Task brief:
Make an exact copy of the entries below.

Material for the task:

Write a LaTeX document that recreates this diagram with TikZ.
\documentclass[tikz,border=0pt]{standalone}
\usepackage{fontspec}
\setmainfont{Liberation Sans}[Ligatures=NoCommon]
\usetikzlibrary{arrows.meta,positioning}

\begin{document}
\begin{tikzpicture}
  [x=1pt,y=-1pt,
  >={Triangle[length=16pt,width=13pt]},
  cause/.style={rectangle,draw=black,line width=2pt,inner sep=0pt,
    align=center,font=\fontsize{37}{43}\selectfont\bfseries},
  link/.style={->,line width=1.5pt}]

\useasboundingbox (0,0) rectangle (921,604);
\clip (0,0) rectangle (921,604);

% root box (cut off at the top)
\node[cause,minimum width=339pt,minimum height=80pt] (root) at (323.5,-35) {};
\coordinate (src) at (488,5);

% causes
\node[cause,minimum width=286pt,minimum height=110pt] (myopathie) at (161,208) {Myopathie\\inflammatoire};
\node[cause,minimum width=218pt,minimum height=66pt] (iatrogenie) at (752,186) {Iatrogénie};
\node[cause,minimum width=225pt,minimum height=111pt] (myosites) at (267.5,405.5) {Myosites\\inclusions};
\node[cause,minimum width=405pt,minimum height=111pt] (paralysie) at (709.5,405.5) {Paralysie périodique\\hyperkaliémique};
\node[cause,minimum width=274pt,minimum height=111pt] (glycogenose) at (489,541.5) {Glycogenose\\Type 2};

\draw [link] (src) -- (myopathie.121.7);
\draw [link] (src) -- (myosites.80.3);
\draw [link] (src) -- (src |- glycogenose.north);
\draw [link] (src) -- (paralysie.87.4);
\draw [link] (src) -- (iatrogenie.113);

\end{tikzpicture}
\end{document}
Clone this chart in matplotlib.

Result:
Write a LaTeX document that recreates this diagram with TikZ.
\documentclass[tikz,border=0pt]{standalone}
\usepackage{fontspec}
\setmainfont{Liberation Sans}[Ligatures=NoCommon]
\usetikzlibrary{arrows.meta,positioning}

\begin{document}
\begin{tikzpicture}
  [x=1pt,y=-1pt,
  >={Triangle[length=16pt,width=13pt]},
  cause/.style={rectangle,draw=black,line width=2pt,inner sep=0pt,
    align=center,font=\fontsize{37}{43}\selectfont\bfseries},
  link/.style={->,line width=1.5pt}]

\useasboundingbox (0,0) rectangle (921,604);
\clip (0,0) rectangle (921,604);

% root box (cut off at the top)
\node[cause,minimum width=339pt,minimum height=80pt] (root) at (323.5,-35) {};
\coordinate (src) at (488,5);

% causes
\node[cause,minimum width=286pt,minimum height=110pt] (myopathie) at (161,208) {Myopathie\\inflammatoire};
\node[cause,minimum width=218pt,minimum height=66pt] (iatrogenie) at (752,186) {Iatrogénie};
\node[cause,minimum width=225pt,minimum height=111pt] (myosites) at (267.5,405.5) {Myosites\\inclusions};
\node[cause,minimum width=405pt,minimum height=111pt] (paralysie) at (709.5,405.5) {Paralysie périodique\\hyperkaliémique};
\node[cause,minimum width=274pt,minimum height=111pt] (glycogenose) at (489,541.5) {Glycogenose\\Type 2};

\draw [link] (src) -- (myopathie.121.7);
\draw [link] (src) -- (myosites.80.3);
\draw [link] (src) -- (src |- glycogenose.north);
\draw [link] (src) -- (paralysie.87.4);
\draw [link] (src) -- (iatrogenie.113);

\end{tikzpicture}
\end{document}
Clone this chart in matplotlib.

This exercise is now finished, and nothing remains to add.